Records with drawing code:
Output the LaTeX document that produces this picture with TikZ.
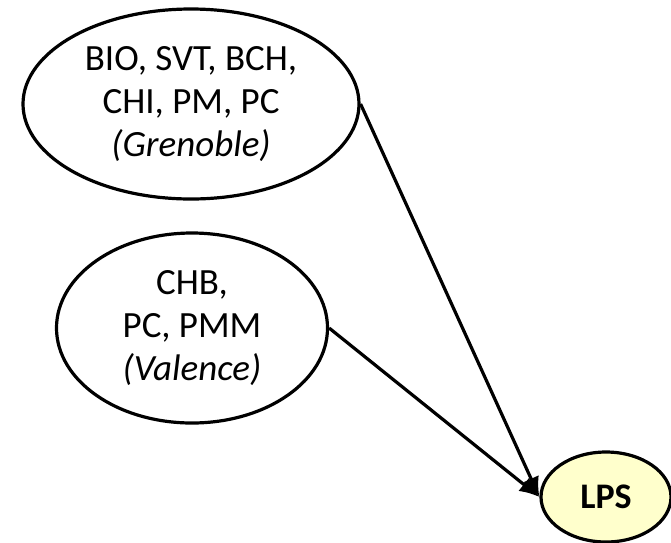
\documentclass[tikz,border=0pt]{standalone}
\usepackage{fontspec}
\setmainfont{Carlito}
\usetikzlibrary{shapes,arrows.meta}

\begin{document}
\begin{tikzpicture}[x=1pt, y=-1pt,
    site/.style={ellipse, draw, line width=3.2pt, inner sep=0pt, align=center,
        font=\fontsize{37}{43}\selectfont},
    link/.style={line width=3.2pt, -{Latex[length=20pt,width=17pt]}}]
        \useasboundingbox (0,0) rectangle (671,542);
        \node[site, minimum width=336, minimum height=190] (grenoble) at (191,104)
            {BIO, SVT, BCH,\\CHI, PM, PC\\\textit{(Grenoble)}};
        \node[site, minimum width=271, minimum height=190] (valence) at (192,328)
            {CHB,\\PC, PMM\\\textit{(Valence)}};
        \node[site, fill={rgb,255:red,255;green,255;blue,204}, minimum width=130, minimum height=90,
            font=\fontsize{36}{40}\selectfont\bfseries] (lps) at (606,497) {LPS};
        \draw[link] (grenoble.east) -- (lps.west);
        \draw[link] (valence.east) -- (lps.west);
    \end{tikzpicture}
\end{document}
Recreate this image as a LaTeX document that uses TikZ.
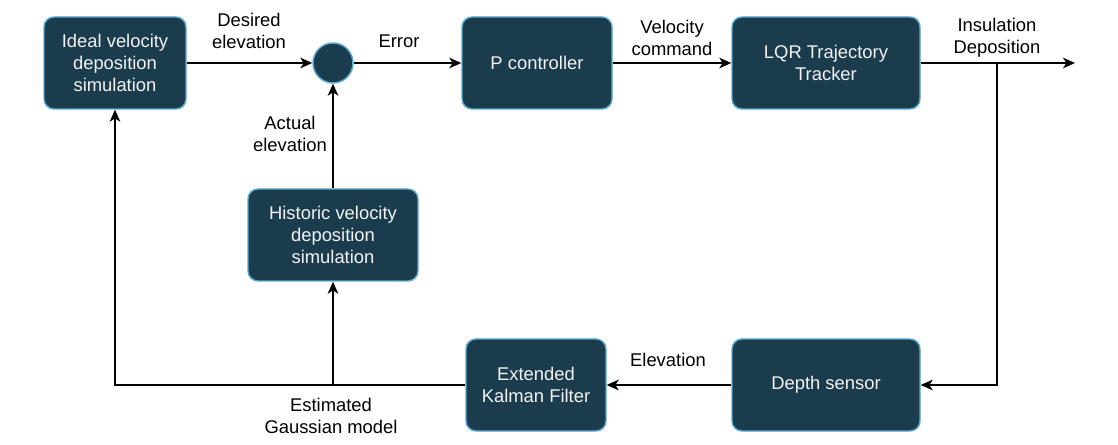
\documentclass[tikz,border=0pt]{standalone}
\usepackage{fontspec}
\setmainfont{Liberation Sans}
\usetikzlibrary{arrows.meta}
\definecolor{boxfill}{HTML}{1B3C4D}
\definecolor{boxline}{HTML}{5BA8D0}
\definecolor{boxtext}{HTML}{F2F2F2}
\begin{document}
\begin{tikzpicture}[x=0.75pt,y=-0.75pt,
 block/.style={rectangle, rounded corners=7.5pt, draw=boxline, fill=boxfill, line width=1.1pt, text=boxtext, align=center, font=\fontsize{13.8}{16.5}\selectfont, inner sep=0pt},
 sumnode/.style={circle, draw=boxline, fill=boxfill, line width=1.1pt, minimum size=30pt, inner sep=0pt},
 lbl/.style={align=center, font=\fontsize{13.8}{16.5}\selectfont, text=black, inner sep=0pt},
 conn/.style={line width=0.9pt, -{Stealth[length=9pt,width=8pt,inset=2.5pt]}},
 wire/.style={line width=0.9pt}]
\useasboundingbox (0,0) rectangle (1118,445);
\node[block, minimum width=106.5pt, minimum height=69pt] (ideal) at (115,63) {Ideal velocity\\deposition\\simulation};
\node[sumnode] (sum) at (333,63) {};
\node[block, minimum width=112.5pt, minimum height=69pt] (pc) at (537,63) {P controller};
\node[block, minimum width=141pt, minimum height=69pt] (lqr) at (826,63) {LQR Trajectory\\Tracker};
\node[block, minimum width=127.5pt, minimum height=69pt] (hist) at (333,235) {Historic velocity\\deposition\\simulation};
\node[block, minimum width=105pt, minimum height=69pt] (ekf) at (536,385) {Extended\\Kalman Filter};
\node[block, minimum width=141pt, minimum height=69pt] (depth) at (826,385) {Depth sensor};
\coordinate (out) at (1075,63);
\coordinate (tap) at (997,63);
\coordinate (bj) at (333,385);
\draw[conn] (ideal.east) -- (sum.west);
\draw[conn] (sum.east) -- (pc.west);
\draw[conn] (pc.east) -- (lqr.west);
\draw[conn] (lqr.east) -- (out);
\draw[conn] (tap) |- (depth.east);
\draw[conn] (depth.west) -- (ekf.east);
\draw[conn] (ekf.west) -| (ideal.south);
\draw[conn] (bj) -- (hist.south);
\draw[conn] (hist.north) -- (sum.south);
\node[lbl] (l1) at (249,31) {Desired\\elevation};
\node[lbl] (l2) at (399,41) {Error};
\node[lbl] (l3) at (672,38) {Velocity\\command};
\node[lbl] (l4) at (997,38) {Insulation\\Deposition};
\node[lbl] (l5) at (290,134) {Actual\\elevation};
\node[lbl] (l6) at (668,360) {Elevation};
\node[lbl] (l7) at (331,416) {Estimated\\Gaussian model};
\end{tikzpicture}
\end{document}
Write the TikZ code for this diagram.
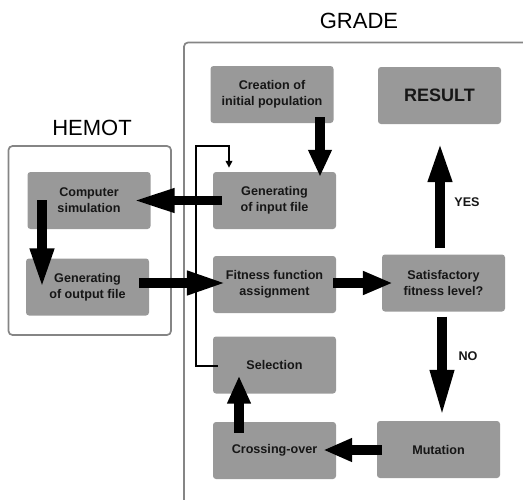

• [Given problem]: Set the pictures aside and transcribe the data above exactly.

• [Written solution]:
Output the LaTeX document that produces this picture with TikZ.
\documentclass[tikz,border=0pt]{standalone}
\usepackage{fontspec}
\setmainfont{Carlito}
\usetikzlibrary{shapes,arrows.meta}

\begin{document}
\begin{tikzpicture}[x=1pt, y=-1pt,
    site/.style={ellipse, draw, line width=3.2pt, inner sep=0pt, align=center,
        font=\fontsize{37}{43}\selectfont},
    link/.style={line width=3.2pt, -{Latex[length=20pt,width=17pt]}}]
        \useasboundingbox (0,0) rectangle (671,542);
        \node[site, minimum width=336, minimum height=190] (grenoble) at (191,104)
            {BIO, SVT, BCH,\\CHI, PM, PC\\\textit{(Grenoble)}};
        \node[site, minimum width=271, minimum height=190] (valence) at (192,328)
            {CHB,\\PC, PMM\\\textit{(Valence)}};
        \node[site, fill={rgb,255:red,255;green,255;blue,204}, minimum width=130, minimum height=90,
            font=\fontsize{36}{40}\selectfont\bfseries] (lps) at (606,497) {LPS};
        \draw[link] (grenoble.east) -- (lps.west);
        \draw[link] (valence.east) -- (lps.west);
    \end{tikzpicture}
\end{document}
Recreate this image as a LaTeX document that uses TikZ.
\documentclass[tikz,border=0pt]{standalone}
\usepackage{fontspec}
\setmainfont{Liberation Sans}
\usetikzlibrary{arrows.meta}
\definecolor{boxfill}{HTML}{1B3C4D}
\definecolor{boxline}{HTML}{5BA8D0}
\definecolor{boxtext}{HTML}{F2F2F2}
\begin{document}
\begin{tikzpicture}[x=0.75pt,y=-0.75pt,
 block/.style={rectangle, rounded corners=7.5pt, draw=boxline, fill=boxfill, line width=1.1pt, text=boxtext, align=center, font=\fontsize{13.8}{16.5}\selectfont, inner sep=0pt},
 sumnode/.style={circle, draw=boxline, fill=boxfill, line width=1.1pt, minimum size=30pt, inner sep=0pt},
 lbl/.style={align=center, font=\fontsize{13.8}{16.5}\selectfont, text=black, inner sep=0pt},
 conn/.style={line width=0.9pt, -{Stealth[length=9pt,width=8pt,inset=2.5pt]}},
 wire/.style={line width=0.9pt}]
\useasboundingbox (0,0) rectangle (1118,445);
\node[block, minimum width=106.5pt, minimum height=69pt] (ideal) at (115,63) {Ideal velocity\\deposition\\simulation};
\node[sumnode] (sum) at (333,63) {};
\node[block, minimum width=112.5pt, minimum height=69pt] (pc) at (537,63) {P controller};
\node[block, minimum width=141pt, minimum height=69pt] (lqr) at (826,63) {LQR Trajectory\\Tracker};
\node[block, minimum width=127.5pt, minimum height=69pt] (hist) at (333,235) {Historic velocity\\deposition\\simulation};
\node[block, minimum width=105pt, minimum height=69pt] (ekf) at (536,385) {Extended\\Kalman Filter};
\node[block, minimum width=141pt, minimum height=69pt] (depth) at (826,385) {Depth sensor};
\coordinate (out) at (1075,63);
\coordinate (tap) at (997,63);
\coordinate (bj) at (333,385);
\draw[conn] (ideal.east) -- (sum.west);
\draw[conn] (sum.east) -- (pc.west);
\draw[conn] (pc.east) -- (lqr.west);
\draw[conn] (lqr.east) -- (out);
\draw[conn] (tap) |- (depth.east);
\draw[conn] (depth.west) -- (ekf.east);
\draw[conn] (ekf.west) -| (ideal.south);
\draw[conn] (bj) -- (hist.south);
\draw[conn] (hist.north) -- (sum.south);
\node[lbl] (l1) at (249,31) {Desired\\elevation};
\node[lbl] (l2) at (399,41) {Error};
\node[lbl] (l3) at (672,38) {Velocity\\command};
\node[lbl] (l4) at (997,38) {Insulation\\Deposition};
\node[lbl] (l5) at (290,134) {Actual\\elevation};
\node[lbl] (l6) at (668,360) {Elevation};
\node[lbl] (l7) at (331,416) {Estimated\\Gaussian model};
\end{tikzpicture}
\end{document}
Write the TikZ code for this diagram.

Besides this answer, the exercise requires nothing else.